Your pipeline is probably lying to you. Industry research shows the average sales pipeline is inflated by 30-40% with deals that will never close. I learned this the hard way — and then built a system to fix it.
The Inflated Pipeline Problem
Early in my career at ThreadLine, I tracked prospects in a spreadsheet. Every person who showed interest went on the list. By month three, I had 200 “leads” — and a close rate of 4%. The pipeline looked impressive on paper but was mostly noise.
When I moved to Marakia and started using Salesforce properly, I realized: a smaller, accurate pipeline is worth 10x more than a large, messy one.
The 5 Hygiene Rules I Follow
Rule 1: Define Stage Criteria (and Enforce Them)

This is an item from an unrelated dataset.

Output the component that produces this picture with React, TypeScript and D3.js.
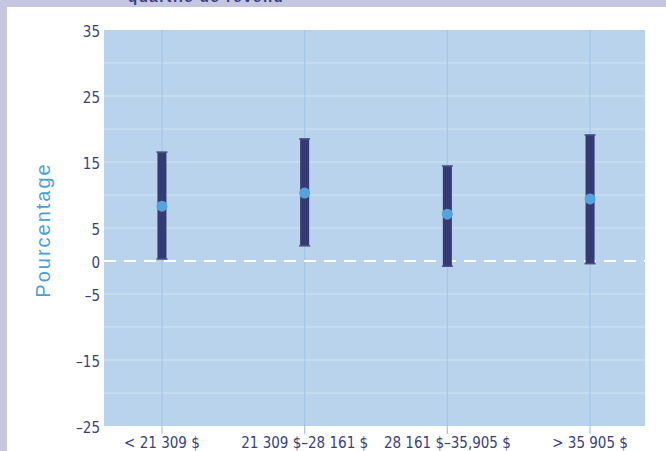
import React from "react";
import * as d3 from "d3";

const categories = ["< 21 309 $", "21 309 $–28 161 $", "28 161 $–35,905 $", "> 35 905 $"];
const estimates = [8.3, 10.3, 7.1, 9.4];
const lowerCI = [0.3, 2.3, -0.8, -0.4];
const upperCI = [16.5, 18.5, 14.4, 19.1];
const tickValues = [35, 25, 15, 5, 0, -5, -15, -25];
const gridValues = [30, 25, 20, 15, 10, 5, -5, -10, -15, -20];

const W = 666, H = 451;
const left = 104, right = 645, top = 30, bottom = 426;

export default function App() {
  const x = d3.scalePoint<string>().domain(categories).range([left, right + 3]).padding(0.406);
  const y = d3.scaleLinear().domain([-25, 35]).range([bottom, top]);
  const tickFont = "'Liberation Sans Narrow', 'DejaVu Sans Condensed', Arial, sans-serif";
  const tickColor = "#3b3f7c";
  return (
    <svg width={W} height={H} style={{ position: "absolute", left: 0, top: 0, display: "block" }}>
      <rect x={0} y={0} width={W} height={H} fill="#ffffff" />
      <rect x={0} y={0} width={W} height={7} fill="#c5c6df" />
      <rect x={0} y={0} width={7} height={H} fill="#c5c6df" />
      <text x={128} y={2} fontFamily="Arial, sans-serif" fontWeight="bold" fontSize={15} fill="#3b3f7c" letterSpacing={1.5}>quartile de revenu</text>
      <rect x={left} y={top} width={right - left} height={bottom - top} fill="#b8d3eb" />
      {gridValues.map((v) => (
        <line key={"g" + v} x1={left} x2={right} y1={y(v)} y2={y(v)} stroke="#d2e3f3" strokeWidth={1} />
      ))}
      {categories.map((c) => (
        <line key={"v" + c} x1={x(c)} x2={x(c)} y1={top} y2={bottom + 8} stroke="#a3c6e7" strokeWidth={1.2} />
      ))}
      <line x1={left} x2={right} y1={y(0)} y2={y(0)} stroke="#ffffff" strokeWidth={2} strokeDasharray="12 8" />
      {categories.map((c, i) => {
        const cx = x(c)!;
        return (
          <g key={"e" + c}>
            <rect x={cx - 4.5} y={y(upperCI[i])} width={9} height={y(lowerCI[i]) - y(upperCI[i])} fill="#353a72" />
            <line x1={cx - 5.5} x2={cx + 5.5} y1={y(upperCI[i])} y2={y(upperCI[i])} stroke="#4a4f85" strokeWidth={1.5} />
            <line x1={cx - 5.5} x2={cx + 5.5} y1={y(lowerCI[i])} y2={y(lowerCI[i])} stroke="#4a4f85" strokeWidth={1.5} />
            <circle cx={cx} cy={y(estimates[i])} r={5.5} fill="#55a3dc" />
          </g>
        );
      })}
      {tickValues.map((v) => (
        <text key={"t" + v} x={100} y={y(v)} dy="0.45em" textAnchor="end" fontFamily={tickFont} fontSize={15} fill={tickColor}>
          {v < 0 ? "\u2013" + Math.abs(v) : String(v)}
        </text>
      ))}
      {categories.map((c) => (
        <text key={"l" + c} x={x(c)} y={448} textAnchor="middle" fontFamily={tickFont} fontSize={15} fill={tickColor}>{c}</text>
      ))}
      <text transform={`translate(50,230) rotate(-90)`} textAnchor="middle" fontFamily="Arial, 'Liberation Sans', sans-serif" fontSize={20} letterSpacing={2} fill="#4a9fd8">Pourcentage</text>
    </svg>
  );
}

Every pipeline stage needs clear, objective entry criteria:
| Stage | Criteria | NOT This |
|---|---|---|
| Prospect | Identified contact + confirmed fit | “They might be interested” |
| Discovery | Completed discovery call, pain identified | “We had a nice chat” |
| Proposal | Sent tailored proposal, budget discussed | “I sent them our brochure” |
| Negotiation | Active back-and-forth on terms | “I’m waiting to hear back” |
| Closed Won | Signed contract + payment received | “They said yes verbally” |
If a deal doesn’t meet the criteria, it doesn’t advance. Period.
Rule 2: The 14-Day Rule
Any deal that hasn’t had meaningful activity in 14 days gets moved to “Stalled.” If it stays stalled for another 14 days, it goes to “Closed Lost.”

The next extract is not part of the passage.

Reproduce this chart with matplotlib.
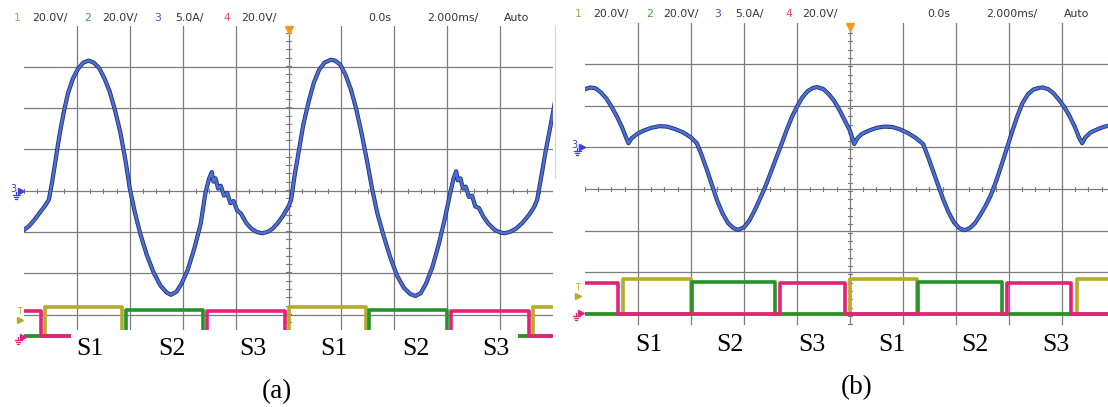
import numpy as np
import matplotlib.pyplot as plt
from matplotlib.patches import Rectangle
from matplotlib.lines import Line2D

W, H = 1108, 407

# ---- channel 3 current trace, panel (a)  (x in div, y in div)
cur_a_x = [-5.00, -4.90, -4.80, -4.70, -4.60, -4.53, -4.47, -4.42, -4.36, -4.30, -4.24, -4.17,
           -4.08, -3.98, -3.88, -3.78, -3.68, -3.58, -3.48, -3.38, -3.28, -3.18, -3.08, -3.00,
           -2.90, -2.80, -2.68, -2.55, -2.42, -2.30, -2.22, -2.12, -2.02, -1.90, -1.78, -1.66,
           -1.57, -1.50, -1.45, -1.42, -1.38, -1.33, -1.28, -1.22, -1.16, -1.10, -1.04, -0.97,
           -0.90, -0.80, -0.70, -0.60, -0.50, -0.40, -0.30, -0.20, -0.10, 0.00, 0.05,
           0.12, 0.20, 0.28, 0.38, 0.48, 0.58, 0.68, 0.80, 0.88, 0.98, 1.08, 1.18, 1.28, 1.38,
           1.48, 1.58, 1.68, 1.80, 1.92, 2.05, 2.18, 2.30, 2.40, 2.50, 2.60, 2.72, 2.84, 2.96,
           3.05, 3.12, 3.17, 3.20, 3.25, 3.30, 3.35, 3.41, 3.47, 3.53, 3.60, 3.68, 3.78, 3.90,
           4.00, 4.08, 4.18, 4.30, 4.42, 4.55, 4.65, 4.70, 4.78, 4.86, 4.95, 5.03]
cur_a_y = [-0.95, -0.85, -0.70, -0.53, -0.36, -0.22, 0.20, 0.60, 1.10, 1.55, 1.95, 2.35,
           2.70, 2.95, 3.10, 3.15, 3.10, 2.97, 2.72, 2.40, 1.95, 1.42, 0.72, 0.05,
           -0.55, -1.05, -1.55, -1.98, -2.30, -2.47, -2.52, -2.45, -2.25, -1.90, -1.40, -0.80,
           -0.05, 0.30, 0.45, 0.22, 0.30, 0.05, 0.12, -0.12, -0.05, -0.30, -0.25, -0.48,
           -0.55, -0.78, -0.92, -1.00, -1.03, -1.00, -0.92, -0.78, -0.60, -0.38, -0.22,
           0.40, 1.00, 1.60, 2.15, 2.62, 2.93, 3.10, 3.17, 3.15, 3.05, 2.80, 2.45, 1.98, 1.40,
           0.75, 0.05, -0.55, -1.10, -1.60, -2.05, -2.35, -2.50, -2.55, -2.48, -2.25, -1.85, -1.30, -0.65,
           -0.10, 0.30, 0.47, 0.25, 0.30, 0.05, 0.10, -0.15, -0.12, -0.38, -0.42, -0.62, -0.80, -0.95,
           -1.01, -1.03, -1.00, -0.92, -0.78, -0.58, -0.38, -0.22, 0.35, 0.95, 1.55, 2.10]

# ---- channel 3 current trace, panel (b)
cur_b_x = [-5.00, -4.90, -4.80, -4.70, -4.60, -4.50, -4.40, -4.30, -4.22, -4.18, -4.12, -4.02,
           -3.90, -3.75, -3.60, -3.45, -3.30, -3.15, -3.00, -2.89, -2.80, -2.70, -2.60, -2.50,
           -2.40, -2.30, -2.20, -2.11, -2.00, -1.90, -1.80, -1.70, -1.60, -1.50, -1.40, -1.30,
           -1.20, -1.10, -1.00, -0.90, -0.80, -0.70, -0.62, -0.50, -0.40, -0.30, -0.20, -0.10,
           0.00, 0.08, 0.14, 0.22, 0.35, 0.50, 0.65, 0.80, 0.95, 1.10, 1.25, 1.38, 1.47, 1.56,
           1.66, 1.76, 1.86, 1.96, 2.06, 2.16, 2.26, 2.36, 2.46, 2.56, 2.66, 2.76, 2.86, 2.96,
           3.06, 3.16, 3.26, 3.36, 3.46, 3.56, 3.64, 3.74, 3.84, 3.94, 4.04, 4.14, 4.24, 4.32,
           4.38, 4.44, 4.54, 4.66, 4.78, 4.87]
cur_b_y = [2.40, 2.44, 2.42, 2.32, 2.18, 1.98, 1.75, 1.48, 1.22, 1.10, 1.22, 1.32,
           1.40, 1.47, 1.51, 1.50, 1.44, 1.36, 1.24, 1.10, 0.82, 0.46, 0.08, -0.30,
           -0.60, -0.82, -0.94, -0.98, -0.92, -0.76, -0.52, -0.24, 0.05, 0.38, 0.72, 1.05,
           1.40, 1.72, 1.98, 2.20, 2.35, 2.43, 2.45, 2.40, 2.28, 2.12, 1.90, 1.65,
           1.40, 1.08, 1.22, 1.32, 1.40, 1.47, 1.50, 1.49, 1.43, 1.34, 1.22, 1.08, 0.78, 0.46,
           0.10, -0.25, -0.56, -0.80, -0.94, -0.99, -0.94, -0.82, -0.62, -0.40, -0.14, 0.20, 0.58, 0.98,
           1.38, 1.76, 2.08, 2.28, 2.39, 2.43, 2.44, 2.40, 2.30, 2.15, 1.98, 1.76, 1.50, 1.24,
           1.10, 1.24, 1.36, 1.43, 1.49, 1.52]

# ---- digital gate signals: switching instants (div) and states
yel_a_t = [-5.0, -4.61, -3.14, 0.00, 1.46, 4.62, 5.0]
yel_a_s = [0, 1, 0, 1, 0, 1, 1]
grn_a_t = [-5.0, -3.07, -1.62, 1.53, 2.99, 5.0]
grn_a_s = [0, 1, 0, 1, 0, 0]
pnk_a_t = [-5.0, -4.68, -1.55, -0.06, 3.08, 4.54, 5.0]
pnk_a_s = [1, 0, 1, 0, 1, 0, 0]

yel_b_t = [-5.0, -4.28, -3.00, 0.00, 1.26, 4.28, 4.87]
yel_b_s = [0, 1, 0, 1, 0, 1, 1]
grn_b_t = [-5.0, -2.98, -1.42, 1.28, 2.87, 4.87]
grn_b_s = [0, 1, 0, 1, 0, 0]
pnk_b_t = [-5.0, -4.38, -1.33, -0.09, 2.97, 4.17, 4.87]
pnk_b_s = [1, 0, 1, 0, 1, 0, 0]

header = ["1", "20.0V/", "2", "20.0V/", "3", "5.0A/", "4", "20.0V/", "0.0s", "2.000ms/", "Auto"]
sectors = ["S1", "S2", "S3", "S1", "S2", "S3"]

C_YEL = "#b5ab26"
C_GRN = "#24932a"
C_PNK = "#e8207a"
C_BLU = "#4a6fd6"
C_GRID = "#7c7c7c"
hdr_cols = ["#b0a848", "#333333", "#3aa03a", "#333333", "#4a4ae8", "#333333",
            "#e8407a", "#333333", "#333333", "#333333", "#333333"]

fig = plt.figure(figsize=(W / 100, H / 100), dpi=100)
fig.patch.set_facecolor("white")


def px(x, y):
    return x / W, 1 - y / H


def make_ax(left, right, top, bottom, xlim, ylim):
    ax = fig.add_axes([left / W, 1 - bottom / H, (right - left) / W, (bottom - top) / H])
    ax.set_xlim(*xlim)
    ax.set_ylim(*ylim)
    ax.axis("off")
    return ax


def draw_grid(ax, x0, x1, ybot):
    for gx in range(-4, 5):
        ax.plot([gx, gx], [ybot, 4], color=C_GRID, lw=0.9, zorder=1)
    for gy in range(-3, 4):
        ax.plot([x0, x1], [gy, gy], color=C_GRID, lw=0.9, zorder=1)
    # small ticks on centre lines
    for tx in np.arange(-5, 5.01, 0.25):
        ax.plot([tx, tx], [-0.05, 0.05], color=C_GRID, lw=0.8, zorder=1)
    for ty in np.arange(ybot, 4.01, 0.2):
        ax.plot([-0.045, 0.045], [ty, ty], color=C_GRID, lw=0.8, zorder=1)
    ax.plot([0], [3.9], marker="v", color="#f29a1c", ms=6, clip_on=False, zorder=5)


def draw_digital(ax, t, s, hi, lo, col, z):
    lev = [lo + v * (hi - lo) for v in s]
    ax.plot(t, lev, drawstyle="steps-post", color=col, lw=2.6, zorder=z, solid_capstyle="butt")


def draw_current(ax, x, y):
    ax.plot(x, y, color="#22306e", lw=3.0, zorder=6, solid_joinstyle="round")
    ax.plot(x, y, color=C_BLU, lw=1.8, zorder=7, solid_joinstyle="round")


def fig_line(xs, ys, col, lw=0.9):
    fx = [x / W for x in xs]
    fy = [1 - y / H for y in ys]
    fig.add_artist(Line2D(fx, fy, color=col, lw=lw))


def ground(x, y, col):
    # small earth symbol drawn from lines, top of stem at (x, y) in pixels
    fig_line([x, x], [y, y + 3], col)
    fig_line([x - 3.5, x + 3.5], [y + 3, y + 3], col)
    fig_line([x - 2.2, x + 2.2], [y + 5, y + 5], col)
    fig_line([x - 1, x + 1], [y + 7, y + 7], col)


def arrow(x, y, col, ms=4.5):
    fig.add_artist(Line2D([x / W], [1 - y / H], marker=">", color=col, ms=ms, lw=0))


# ---------------- panel (a)
ax_a = make_ax(24, 553, 190.7 - 4 * 41.3, 190.7 + 3.95 * 41.3, (-5, 5), (-3.95, 4))
draw_grid(ax_a, -5, 5, -3.38)
draw_digital(ax_a, yel_a_t, yel_a_s, -2.82, -3.53, C_YEL, 3)
draw_digital(ax_a, grn_a_t, grn_a_s, -2.88, -3.53, C_GRN, 3.5)
draw_digital(ax_a, pnk_a_t, pnk_a_s, -2.92, -3.53, C_PNK, 4)
draw_current(ax_a, cur_a_x, cur_a_y)
ax_a.add_patch(Rectangle((-4.12, -3.38), 8.46, -0.7, facecolor="white", edgecolor="none",
                         zorder=8, clip_on=False))
ax_a.plot([5.04, 5.04], [0.3, 4], color="#d5d5d5", lw=0.8, clip_on=False, zorder=1)

# ---------------- panel (b)
ax_b = make_ax(585, 1108, 189 - 4 * 41.6, 189 + 3.95 * 41.6, (-5, 4.868), (-3.95, 4))
draw_grid(ax_b, -5, 4.868, -3.25)
draw_digital(ax_b, yel_b_t, yel_b_s, -2.16, -3.0, C_YEL, 3)
draw_digital(ax_b, grn_b_t, grn_b_s, -2.23, -3.0, C_GRN, 3.5)
draw_digital(ax_b, pnk_b_t, pnk_b_s, -2.25, -3.0, C_PNK, 4)
draw_current(ax_b, cur_b_x, cur_b_y)

# ---------------- header lines
hdr_a_x = [14, 32, 84, 102, 154, 175, 223, 241, 368, 427, 504]
hdr_b_x = [575, 593, 646, 663, 714, 735, 785, 802, 927, 986, 1064]
hdr_font = ["Liberation Sans Narrow", "DejaVu Sans"]
for txt, xa, xb, c in zip(header, hdr_a_x, hdr_b_x, hdr_cols):
    fig.text(*px(xa, 18), txt, color=c, fontsize=7.8, family=hdr_font, va="center", ha="left")
    fig.text(*px(xb, 14), txt, color=c, fontsize=7.8, family=hdr_font, va="center", ha="left")

# ---------------- channel markers at the left edge
C_MARK = "#3c3cf0"
for gx, gy in [(14, 190.7), (575, 147)]:
    fig.text(*px(gx - 1, gy - 2), "3", color=C_MARK, fontsize=7, family=hdr_font,
             va="center", ha="center")
    ground(gx + 2, gy + 1, C_MARK)
    arrow(gx + 7, gy, C_MARK)
for tx, ty, gyy in [(20, 311, 337), (578, 287, 313)]:
    fig.text(*px(tx, ty), "T", color=C_YEL, fontsize=6, family=hdr_font, va="center", ha="center")
    arrow(tx, ty + 9, C_YEL, ms=4)
    ground(tx - 2, gyy, C_PNK)
    arrow(tx + 3, gyy, C_PNK, ms=4)

# ---------------- sector labels and captions
lab_a_x = [90, 172, 253, 334, 416, 496]
lab_b_x = [649, 730, 812, 892, 975, 1056]
serif = ["Liberation Serif", "DejaVu Serif"]
for s, xa, xb in zip(sectors, lab_a_x, lab_b_x):
    fig.text(*px(xa, 349), s, fontsize=18.5, family=serif, va="center", ha="center", zorder=10)
    fig.text(*px(xb, 345), s, fontsize=18.5, family=serif, va="center", ha="center", zorder=10)
fig.text(*px(277, 392), "(a)", fontsize=19.5, family=serif, va="center", ha="center")
fig.text(*px(857, 388), "(b)", fontsize=19.5, family=serif, va="center", ha="center")

fig.savefig("out.png", dpi=100, facecolor="white")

This was painful at first — I lost 35% of my pipeline when I implemented it. But my forecast accuracy jumped from 40% to 78% in one quarter.

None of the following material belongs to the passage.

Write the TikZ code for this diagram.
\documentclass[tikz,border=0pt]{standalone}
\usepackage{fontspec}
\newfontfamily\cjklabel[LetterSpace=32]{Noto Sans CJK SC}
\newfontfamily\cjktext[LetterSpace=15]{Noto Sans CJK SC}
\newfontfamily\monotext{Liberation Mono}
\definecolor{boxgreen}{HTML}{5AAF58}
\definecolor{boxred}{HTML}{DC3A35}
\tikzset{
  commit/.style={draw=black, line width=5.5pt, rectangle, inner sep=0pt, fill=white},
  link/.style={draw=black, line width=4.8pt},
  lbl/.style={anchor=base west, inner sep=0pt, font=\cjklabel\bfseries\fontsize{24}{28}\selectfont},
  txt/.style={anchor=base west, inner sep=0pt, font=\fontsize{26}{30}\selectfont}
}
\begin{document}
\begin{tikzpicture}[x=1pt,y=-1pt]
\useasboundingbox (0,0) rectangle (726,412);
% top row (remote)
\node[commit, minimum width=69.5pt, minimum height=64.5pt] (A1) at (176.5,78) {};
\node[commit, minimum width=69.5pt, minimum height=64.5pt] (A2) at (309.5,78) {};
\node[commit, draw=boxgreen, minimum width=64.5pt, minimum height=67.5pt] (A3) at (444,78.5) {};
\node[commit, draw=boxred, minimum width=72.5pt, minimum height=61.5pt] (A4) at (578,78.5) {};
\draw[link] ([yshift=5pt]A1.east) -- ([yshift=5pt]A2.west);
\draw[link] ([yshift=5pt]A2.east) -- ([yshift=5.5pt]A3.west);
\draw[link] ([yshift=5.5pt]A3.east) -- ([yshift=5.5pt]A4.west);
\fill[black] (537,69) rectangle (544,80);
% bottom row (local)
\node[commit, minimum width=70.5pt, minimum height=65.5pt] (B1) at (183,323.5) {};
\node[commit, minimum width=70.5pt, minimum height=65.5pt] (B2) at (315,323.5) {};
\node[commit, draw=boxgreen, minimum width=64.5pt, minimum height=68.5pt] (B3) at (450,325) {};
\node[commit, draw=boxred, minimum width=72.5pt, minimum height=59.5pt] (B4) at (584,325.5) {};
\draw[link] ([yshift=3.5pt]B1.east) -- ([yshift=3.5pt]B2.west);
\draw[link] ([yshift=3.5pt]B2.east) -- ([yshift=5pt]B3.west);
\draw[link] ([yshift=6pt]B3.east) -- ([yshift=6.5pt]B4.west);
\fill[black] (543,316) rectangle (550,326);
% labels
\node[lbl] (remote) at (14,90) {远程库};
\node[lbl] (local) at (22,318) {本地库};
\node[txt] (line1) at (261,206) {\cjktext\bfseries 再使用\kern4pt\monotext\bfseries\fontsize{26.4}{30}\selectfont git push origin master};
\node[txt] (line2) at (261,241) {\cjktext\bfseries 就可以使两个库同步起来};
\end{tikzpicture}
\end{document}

Rule 3: Log Every Interaction
Every call, email, meeting, and note goes into Salesforce. Not because my manager asked — but because:
- Future me needs context when following up after two weeks
- Accurate data lets me spot patterns (which industries close faster? which objections repeat?)
- Handoffs become seamless if someone else needs to cover my accounts
I spend 15 minutes at the end of each day updating CRM. Non-negotiable.
Rule 4: Weekly Pipeline Review (Solo)
Every Friday, I review my pipeline for 30 minutes:
- Are deals in the right stage? Move anything that’s been sitting too long
- What’s the next action for each deal? If I can’t name it, the deal is stalled
- Which deals am I emotionally attached to? These are usually the ones inflating my numbers
- What closed this week and why? Pattern recognition builds forecasting intuition
Rule 5: Separate “Hopeful” from “Committed”
I created a custom field in Salesforce: Confidence Level (Low / Medium / High). This forces me to honestly assess each deal beyond just the stage.
A deal in “Proposal” stage with “Low” confidence tells a very different story than “Proposal” with “High” confidence. My weighted pipeline uses this field, not just stage probability.
The Results
After implementing these rules at Marakia:
- Forecast accuracy: 40% → 78%
- Average sales cycle: 32 days → 24 days (because I stopped wasting time on dead deals)
- Close rate: 18% → 31% (smaller pipeline, but way more conversions)
- Manager trust: Went from weekly check-ins to monthly — because my numbers were reliable
The Uncomfortable Truth
A clean pipeline means smaller numbers. Your total pipeline value will drop. Your manager might ask why. Here’s what I tell them:
“I’d rather forecast EGP 500K and hit EGP 480K than forecast EGP 1.2M and hit EGP 450K.”
Accuracy builds trust. Trust gives you autonomy. Autonomy lets you sell better.
Stop lying to yourself about your pipeline. Start measuring what’s real.